%%
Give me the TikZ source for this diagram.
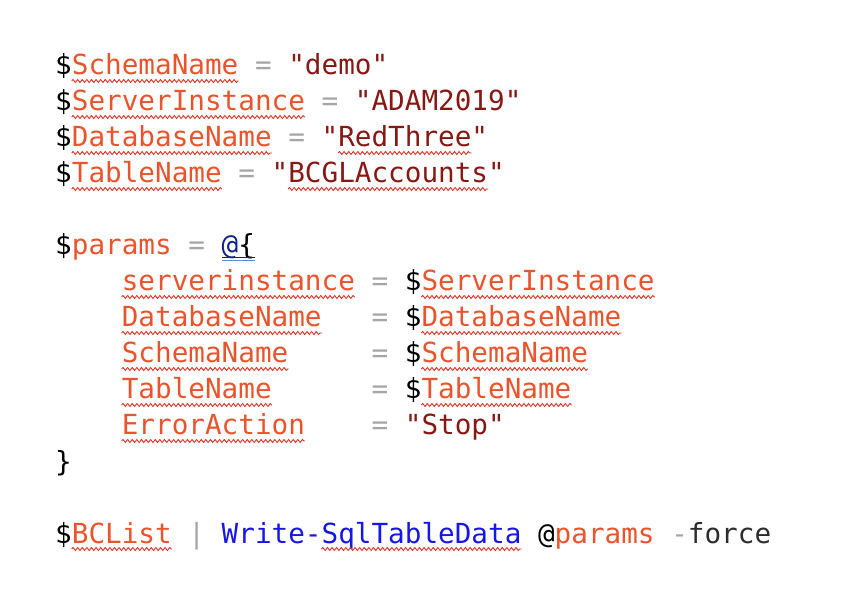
\documentclass[tikz,border=0pt]{standalone}
\usepackage{fontspec}
\setmonofont{DejaVu Sans Mono}
\usepackage{tikz}
\usetikzlibrary{decorations.pathmorphing}

\definecolor{varcol}{RGB}{233,84,44}
\definecolor{strcol}{RGB}{135,24,20}
\definecolor{opcol}{RGB}{165,165,165}
\definecolor{cmdcol}{RGB}{22,22,232}
\definecolor{navycol}{RGB}{15,35,140}
\definecolor{linecol}{RGB}{90,140,225}
\definecolor{wavycol}{RGB}{222,52,40}
\definecolor{darkcol}{RGB}{45,45,45}

\begin{document}
\begin{tikzpicture}[x=16.65pt, y=-36pt,
  tok/.style={inner sep=0pt, anchor=base west, text=black,
    font=\ttfamily\fontsize{27.66pt}{36pt}\selectfont},
  var/.style={tok, text=varcol},
  str/.style={tok, text=strcol},
  op/.style={tok, text=opcol},
  cmd/.style={tok, text=cmdcol},
  wavy/.style={draw=wavycol, line width=0.9pt, decorate,
    decoration={snake, segment length=4.6pt, amplitude=1.5pt}}]
  \useasboundingbox (0pt,0pt) rectangle (860pt,-612pt);

  \begin{scope}[shift={(55pt,-75pt)}]
    % Variablen
    \node[tok] (d0) at (0,0) {\$};
    \node[var] (schema) at (1,0) {SchemaName};
    \node[op] (eq0) at (12,0) {=};
    \node[str] (demo) at (14,0) {"demo"};

    \node[tok] (d1) at (0,1) {\$};
    \node[var] (server) at (1,1) {ServerInstance};
    \node[op] (eq1) at (16,1) {=};
    \node[str] (adam) at (18,1) {"ADAM2019"};

    \node[tok] (d2) at (0,2) {\$};
    \node[var] (dbname) at (1,2) {DatabaseName};
    \node[op] (eq2) at (14,2) {=};
    \node[str] (q2a) at (16,2) {"};
    \node[str] (redthree) at (17,2) {RedThree};
    \node[str] (q2b) at (25,2) {"};

    \node[tok] (d3) at (0,3) {\$};
    \node[var] (tblname) at (1,3) {TableName};
    \node[op] (eq3) at (11,3) {=};
    \node[str] (q3a) at (13,3) {"};
    \node[str] (bcgl) at (14,3) {BCGLAccounts};
    \node[str] (q3b) at (26,3) {"};

    % Parameter
    \node[tok] (d5) at (0,5) {\$};
    \node[var] (params) at (1,5) {params};
    \node[op] (eq5) at (8,5) {=};
    \node[tok, text=navycol] (at) at (10,5) {@};
    \node[tok] (lbrace) at (11,5) {\{};
    \draw[navycol, line width=0.9pt] ([yshift=-2pt]at.base west) -- ([yshift=-2pt]lbrace.base east);
    \draw[linecol, line width=1pt] ([yshift=-5.5pt]at.base west) -- ([yshift=-5.5pt]lbrace.base east);

    \foreach \k/\v [count=\i from 6] in {serverinstance/ServerInstance,
        DatabaseName/DatabaseName, SchemaName/SchemaName, TableName/TableName} {
      \node[var] (k\i) at (4,\i) {\k};
      \node[op] (e\i) at (19,\i) {=};
      \node[tok] (s\i) at (21,\i) {\$};
      \node[var] (v\i) at (22,\i) {\v};
      \draw[wavy] ([yshift=-6pt]k\i.base west) -- ([yshift=-6pt]k\i.base east);
      \draw[wavy] ([yshift=-6pt]v\i.base west) -- ([yshift=-6pt]v\i.base east);
    }
    \node[var] (k10) at (4,10) {ErrorAction};
    \node[op] (e10) at (19,10) {=};
    \node[str] (stop) at (21,10) {"Stop"};
    \node[tok] (rbrace) at (0,11) {\}};

    % Aufruf
    \node[tok] (d13) at (0,13) {\$};
    \node[var] (bclist) at (1,13) {BCList};
    \node[op] (pipe) at (8,13) {|};
    \node[cmd] (write) at (10,13) {Write-};
    \node[cmd] (sqlcmd) at (16,13) {SqlTableData};
    \node[tok] (at2) at (29,13) {@};
    \node[var] (params2) at (30,13) {params};
    \node[op] (dash) at (37,13) {-};
    \node[tok, text=darkcol] (force) at (38,13) {force};

    \foreach \w in {schema, server, dbname, redthree, tblname, bcgl, k10, bclist, sqlcmd}
      \draw[wavy] ([yshift=-6pt]\w.base west) -- ([yshift=-6pt]\w.base east);
  \end{scope}
\end{tikzpicture}
\end{document}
%%
REQUIRED WORK: Output all of the data exactly as it stands, minus any images.

THE OUTPUT:
Give me the TikZ source for this diagram.
\documentclass[tikz,border=0pt]{standalone}
\usepackage{fontspec}
\setmonofont{DejaVu Sans Mono}
\usepackage{tikz}
\usetikzlibrary{decorations.pathmorphing}

\definecolor{varcol}{RGB}{233,84,44}
\definecolor{strcol}{RGB}{135,24,20}
\definecolor{opcol}{RGB}{165,165,165}
\definecolor{cmdcol}{RGB}{22,22,232}
\definecolor{navycol}{RGB}{15,35,140}
\definecolor{linecol}{RGB}{90,140,225}
\definecolor{wavycol}{RGB}{222,52,40}
\definecolor{darkcol}{RGB}{45,45,45}

\begin{document}
\begin{tikzpicture}[x=16.65pt, y=-36pt,
  tok/.style={inner sep=0pt, anchor=base west, text=black,
    font=\ttfamily\fontsize{27.66pt}{36pt}\selectfont},
  var/.style={tok, text=varcol},
  str/.style={tok, text=strcol},
  op/.style={tok, text=opcol},
  cmd/.style={tok, text=cmdcol},
  wavy/.style={draw=wavycol, line width=0.9pt, decorate,
    decoration={snake, segment length=4.6pt, amplitude=1.5pt}}]
  \useasboundingbox (0pt,0pt) rectangle (860pt,-612pt);

  \begin{scope}[shift={(55pt,-75pt)}]
    % Variablen
    \node[tok] (d0) at (0,0) {\$};
    \node[var] (schema) at (1,0) {SchemaName};
    \node[op] (eq0) at (12,0) {=};
    \node[str] (demo) at (14,0) {"demo"};

    \node[tok] (d1) at (0,1) {\$};
    \node[var] (server) at (1,1) {ServerInstance};
    \node[op] (eq1) at (16,1) {=};
    \node[str] (adam) at (18,1) {"ADAM2019"};

    \node[tok] (d2) at (0,2) {\$};
    \node[var] (dbname) at (1,2) {DatabaseName};
    \node[op] (eq2) at (14,2) {=};
    \node[str] (q2a) at (16,2) {"};
    \node[str] (redthree) at (17,2) {RedThree};
    \node[str] (q2b) at (25,2) {"};

    \node[tok] (d3) at (0,3) {\$};
    \node[var] (tblname) at (1,3) {TableName};
    \node[op] (eq3) at (11,3) {=};
    \node[str] (q3a) at (13,3) {"};
    \node[str] (bcgl) at (14,3) {BCGLAccounts};
    \node[str] (q3b) at (26,3) {"};

    % Parameter
    \node[tok] (d5) at (0,5) {\$};
    \node[var] (params) at (1,5) {params};
    \node[op] (eq5) at (8,5) {=};
    \node[tok, text=navycol] (at) at (10,5) {@};
    \node[tok] (lbrace) at (11,5) {\{};
    \draw[navycol, line width=0.9pt] ([yshift=-2pt]at.base west) -- ([yshift=-2pt]lbrace.base east);
    \draw[linecol, line width=1pt] ([yshift=-5.5pt]at.base west) -- ([yshift=-5.5pt]lbrace.base east);

    \foreach \k/\v [count=\i from 6] in {serverinstance/ServerInstance,
        DatabaseName/DatabaseName, SchemaName/SchemaName, TableName/TableName} {
      \node[var] (k\i) at (4,\i) {\k};
      \node[op] (e\i) at (19,\i) {=};
      \node[tok] (s\i) at (21,\i) {\$};
      \node[var] (v\i) at (22,\i) {\v};
      \draw[wavy] ([yshift=-6pt]k\i.base west) -- ([yshift=-6pt]k\i.base east);
      \draw[wavy] ([yshift=-6pt]v\i.base west) -- ([yshift=-6pt]v\i.base east);
    }
    \node[var] (k10) at (4,10) {ErrorAction};
    \node[op] (e10) at (19,10) {=};
    \node[str] (stop) at (21,10) {"Stop"};
    \node[tok] (rbrace) at (0,11) {\}};

    % Aufruf
    \node[tok] (d13) at (0,13) {\$};
    \node[var] (bclist) at (1,13) {BCList};
    \node[op] (pipe) at (8,13) {|};
    \node[cmd] (write) at (10,13) {Write-};
    \node[cmd] (sqlcmd) at (16,13) {SqlTableData};
    \node[tok] (at2) at (29,13) {@};
    \node[var] (params2) at (30,13) {params};
    \node[op] (dash) at (37,13) {-};
    \node[tok, text=darkcol] (force) at (38,13) {force};

    \foreach \w in {schema, server, dbname, redthree, tblname, bcgl, k10, bclist, sqlcmd}
      \draw[wavy] ([yshift=-6pt]\w.base west) -- ([yshift=-6pt]\w.base east);
  \end{scope}
\end{tikzpicture}
\end{document}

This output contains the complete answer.